NT Wright, Scripture and the Authority of God

It seems like all of younger evangelicalism is taken these days with NT Wright and his first century Judaic contextualized approach to the Scripture. He’s even got a Christianity Today cover – with a photo shoot from his home in the UK! Of course, being theologically smitten myself, I recently picked up Wright’s Scripture and the Authority of God: How to Read the Bible Today. It was one of a few books that I checked out to be used as a textbook for an examination I am responsible for as a part of our local denomination’s process for young “t0-be” pastors.

If you love NT Wright, you’ll love this book. If he frustrates you, this book will frustrate you. If you have never heard of NT Wright, you are actually like most people. Wright gives a thorough treatment of Scripture, how he feels it has been misread, and how it should be read. He emphasizes a narrative understanding of redemptive history and sees the Bible as contributing to that. As an affront to fundamentalism, he does not give the Scripture any more authority than that deserved of it’s author, namely God. This is of course, a terribly large amount of authority, but many fundamentalists would enjoy giving the Bible authority even over God, which has disastrous consequences.

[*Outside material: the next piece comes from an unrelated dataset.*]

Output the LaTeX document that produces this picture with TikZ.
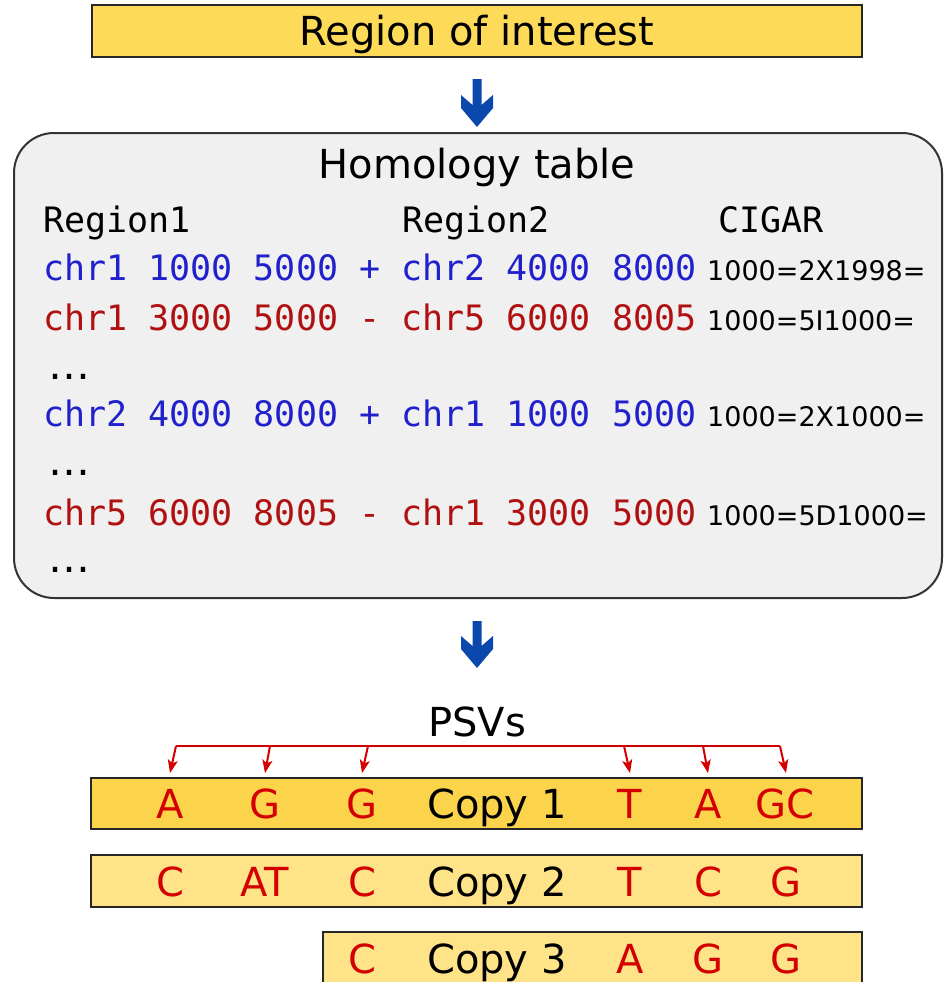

For the test I give, I am requiring the reading of the first 8 chapters, but the last two are also outstanding. They are cases studies (of Sabbath & Monogamy) examined through Wright’s own biblical understanding. If you like Jesus, and like the Bible, but sometimes wonder what it all means, this could be an incredibly helpful book for you.

Here’s some golden quotes from the book:

  • p.5, “Like all metanarratives, [the story of the Bible] is instantly suspected of being told in order to advance someone’s interest. It is, people suspect, some kind of a power play.”
  • p.21, “…the phrase ‘authority of scripture’ can make Christian sense only if it is a shorthand for ‘the authority of the triune God, exercised somehow through scripture.’ “
  • p.43, “The backbone of many traditional arguments for the authority of scripture has been those specific sayings of Jesus which stress that he himself regarded scripture as authoritative and criticized his opponents for not doing so.”
  • p.49, “The Kingdom, we remind ourselves, was always about the creator God acting sovereignly to put the world to rights, judging evil and bringing forgiveness and new life. This was what the ‘word’ accomplished in those who heard it in faith and obedience.”
  • p.101, “The main historical source for this is the interpretation by some subsequent writers of the emphasis on ‘experience’ in the thought of John Wesley. Indeed, some have spoken of a ‘Wesleyan Quadrilateral,’ a phrase Wesley himself never used. For Wesley himself, scripture remained the primary authority; the ‘experience’ upon which he insisted was the living experience of God’s love and the power of the Holy Spirit, through which what the Bible said was proved true in the life of the believer… [To play experience off as an authority separate from, and opposed to, scripture] is wholly in line with both the modernist and postmodernist agendas, but I regard it as misleading.”
  • p.127, “The music so far, the voices around us, and the ultimate multi-part harmony of God’s new world: these, taken together, form the parameters for appropriate improvisation in the reading of scripture and the announcement and living out of the gospel it contains. All Christians, all churches, are free to improvise their own variations designed to take the music forward. No Christian, no church, is free to play out of tune.”
  • p.128, “How can we be sure that our understandings and ‘improvisations’ of scripture facilitate the Spirit’ working in and through us, as individuals, congregations and the larger church? We do so by a reading of scripture that is (a) totally contextual, (b) liturgically grounded, (c) privately studied, (d) refreshed by appropriate scholarship, and (e) taught by the church’s accredited leaders.”

Just as a side-note, it is interesting to me to see NT Wright, filling the gap that has been left in neo-conservative evangelicalism, since Rob Bell moved to California, announced his position on homosexuality and buddied up with Oprah, at least two of which are pseudo-mortal sins for the evangelical machine. I think it shows how much we evangelicals love our celebrities, love our celebrities with neo-conservative books and are willing to dump said celebrities just as fast as we can when they decide to stop agreeing with everything we think. There’s definitely more to be explored here because I think there are some unintended consequences to allowing (or even demanding) that Christian, for-profit, publishing houses act as our evangelical “pope” and feed the celebrity-hungry masses.